__What you need to do__
The lines beneath this instruction, from the first through the one containing "4.6, 2.5, 0.5];", must be transcribed exactly; no other line belongs in the output.

__Dataset extract__

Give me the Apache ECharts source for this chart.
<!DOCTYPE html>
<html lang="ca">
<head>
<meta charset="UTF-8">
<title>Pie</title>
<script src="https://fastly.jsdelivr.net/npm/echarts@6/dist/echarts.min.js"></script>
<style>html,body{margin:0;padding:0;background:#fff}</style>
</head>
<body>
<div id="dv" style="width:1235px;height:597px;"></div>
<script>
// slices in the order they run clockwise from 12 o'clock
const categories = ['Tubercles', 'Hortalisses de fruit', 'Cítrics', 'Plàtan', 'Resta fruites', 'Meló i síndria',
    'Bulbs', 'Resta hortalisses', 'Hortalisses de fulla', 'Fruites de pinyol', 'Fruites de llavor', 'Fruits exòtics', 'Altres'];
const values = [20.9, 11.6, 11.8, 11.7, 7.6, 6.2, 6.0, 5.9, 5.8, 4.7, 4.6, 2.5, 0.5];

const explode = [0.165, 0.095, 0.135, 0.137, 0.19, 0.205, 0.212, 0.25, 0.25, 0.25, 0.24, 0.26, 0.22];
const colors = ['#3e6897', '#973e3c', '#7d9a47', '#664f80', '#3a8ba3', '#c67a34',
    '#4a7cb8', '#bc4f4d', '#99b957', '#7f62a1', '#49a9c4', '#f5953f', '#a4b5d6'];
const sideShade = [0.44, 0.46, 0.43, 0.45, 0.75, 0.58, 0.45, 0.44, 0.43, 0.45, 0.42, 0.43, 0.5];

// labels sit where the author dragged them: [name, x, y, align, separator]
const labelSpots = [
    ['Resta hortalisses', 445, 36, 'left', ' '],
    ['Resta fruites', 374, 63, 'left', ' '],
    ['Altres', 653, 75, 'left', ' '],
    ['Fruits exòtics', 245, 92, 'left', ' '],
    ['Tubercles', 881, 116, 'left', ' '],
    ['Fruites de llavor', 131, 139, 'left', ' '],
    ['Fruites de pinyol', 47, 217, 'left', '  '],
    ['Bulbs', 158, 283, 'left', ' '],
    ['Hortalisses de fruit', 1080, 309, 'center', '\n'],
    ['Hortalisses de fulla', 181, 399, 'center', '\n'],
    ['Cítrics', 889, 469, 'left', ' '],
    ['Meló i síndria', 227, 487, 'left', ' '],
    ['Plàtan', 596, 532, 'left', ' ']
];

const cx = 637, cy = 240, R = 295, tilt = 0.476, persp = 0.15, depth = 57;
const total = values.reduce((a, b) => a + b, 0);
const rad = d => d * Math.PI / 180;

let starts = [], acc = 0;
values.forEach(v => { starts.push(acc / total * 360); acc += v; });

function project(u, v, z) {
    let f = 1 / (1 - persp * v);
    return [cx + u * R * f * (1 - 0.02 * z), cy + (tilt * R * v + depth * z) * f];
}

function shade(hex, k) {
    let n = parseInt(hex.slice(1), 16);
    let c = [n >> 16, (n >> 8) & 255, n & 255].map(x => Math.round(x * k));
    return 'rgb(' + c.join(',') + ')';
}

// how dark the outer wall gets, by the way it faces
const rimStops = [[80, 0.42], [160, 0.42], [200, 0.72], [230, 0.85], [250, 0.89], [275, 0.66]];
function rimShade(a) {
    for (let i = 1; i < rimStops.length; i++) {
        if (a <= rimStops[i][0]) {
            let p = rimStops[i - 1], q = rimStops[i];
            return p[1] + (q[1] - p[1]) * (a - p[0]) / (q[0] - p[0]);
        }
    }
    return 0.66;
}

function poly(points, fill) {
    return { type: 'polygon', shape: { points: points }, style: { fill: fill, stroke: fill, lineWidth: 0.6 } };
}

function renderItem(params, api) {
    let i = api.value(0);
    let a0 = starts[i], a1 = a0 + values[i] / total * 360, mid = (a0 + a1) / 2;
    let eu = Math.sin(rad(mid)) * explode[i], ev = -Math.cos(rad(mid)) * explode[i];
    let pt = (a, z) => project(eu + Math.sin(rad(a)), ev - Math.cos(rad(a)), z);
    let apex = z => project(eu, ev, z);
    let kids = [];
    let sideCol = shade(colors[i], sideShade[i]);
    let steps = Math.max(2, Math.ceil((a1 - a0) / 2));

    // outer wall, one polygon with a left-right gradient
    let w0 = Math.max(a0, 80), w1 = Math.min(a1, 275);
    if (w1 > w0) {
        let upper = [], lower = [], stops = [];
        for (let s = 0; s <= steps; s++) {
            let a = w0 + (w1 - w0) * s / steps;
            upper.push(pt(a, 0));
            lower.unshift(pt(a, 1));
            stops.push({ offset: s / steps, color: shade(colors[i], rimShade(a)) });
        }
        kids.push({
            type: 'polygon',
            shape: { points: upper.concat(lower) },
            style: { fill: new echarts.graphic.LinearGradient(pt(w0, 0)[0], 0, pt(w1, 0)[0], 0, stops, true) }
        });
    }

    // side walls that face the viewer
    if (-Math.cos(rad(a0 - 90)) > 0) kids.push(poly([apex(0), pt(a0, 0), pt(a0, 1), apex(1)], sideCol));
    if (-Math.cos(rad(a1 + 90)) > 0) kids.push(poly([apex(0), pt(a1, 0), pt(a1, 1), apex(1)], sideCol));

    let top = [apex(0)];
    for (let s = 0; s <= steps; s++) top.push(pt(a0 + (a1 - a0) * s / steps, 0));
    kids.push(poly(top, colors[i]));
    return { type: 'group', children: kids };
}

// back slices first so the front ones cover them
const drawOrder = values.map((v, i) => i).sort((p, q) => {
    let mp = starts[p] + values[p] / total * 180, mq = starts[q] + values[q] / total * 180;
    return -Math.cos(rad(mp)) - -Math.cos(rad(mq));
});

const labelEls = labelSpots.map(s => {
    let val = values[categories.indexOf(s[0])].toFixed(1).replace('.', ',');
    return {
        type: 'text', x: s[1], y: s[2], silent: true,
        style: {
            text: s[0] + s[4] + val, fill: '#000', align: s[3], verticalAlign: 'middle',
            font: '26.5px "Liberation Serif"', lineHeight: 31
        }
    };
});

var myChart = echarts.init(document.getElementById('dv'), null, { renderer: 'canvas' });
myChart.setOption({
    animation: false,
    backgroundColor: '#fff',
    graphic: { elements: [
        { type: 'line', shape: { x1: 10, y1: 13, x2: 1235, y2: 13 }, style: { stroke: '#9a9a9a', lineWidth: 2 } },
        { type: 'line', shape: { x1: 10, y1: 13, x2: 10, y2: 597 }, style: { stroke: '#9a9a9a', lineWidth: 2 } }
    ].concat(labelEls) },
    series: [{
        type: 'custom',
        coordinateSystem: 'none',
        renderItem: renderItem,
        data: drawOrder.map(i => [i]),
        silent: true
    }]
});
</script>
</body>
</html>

__Exercise solution__
Give me the Apache ECharts source for this chart.
<!DOCTYPE html>
<html lang="ca">
<head>
<meta charset="UTF-8">
<title>Pie</title>
<script src="https://fastly.jsdelivr.net/npm/echarts@6/dist/echarts.min.js"></script>
<style>html,body{margin:0;padding:0;background:#fff}</style>
</head>
<body>
<div id="dv" style="width:1235px;height:597px;"></div>
<script>
// slices in the order they run clockwise from 12 o'clock
const categories = ['Tubercles', 'Hortalisses de fruit', 'Cítrics', 'Plàtan', 'Resta fruites', 'Meló i síndria',
    'Bulbs', 'Resta hortalisses', 'Hortalisses de fulla', 'Fruites de pinyol', 'Fruites de llavor', 'Fruits exòtics', 'Altres'];
const values = [20.9, 11.6, 11.8, 11.7, 7.6, 6.2, 6.0, 5.9, 5.8, 4.7, 4.6, 2.5, 0.5];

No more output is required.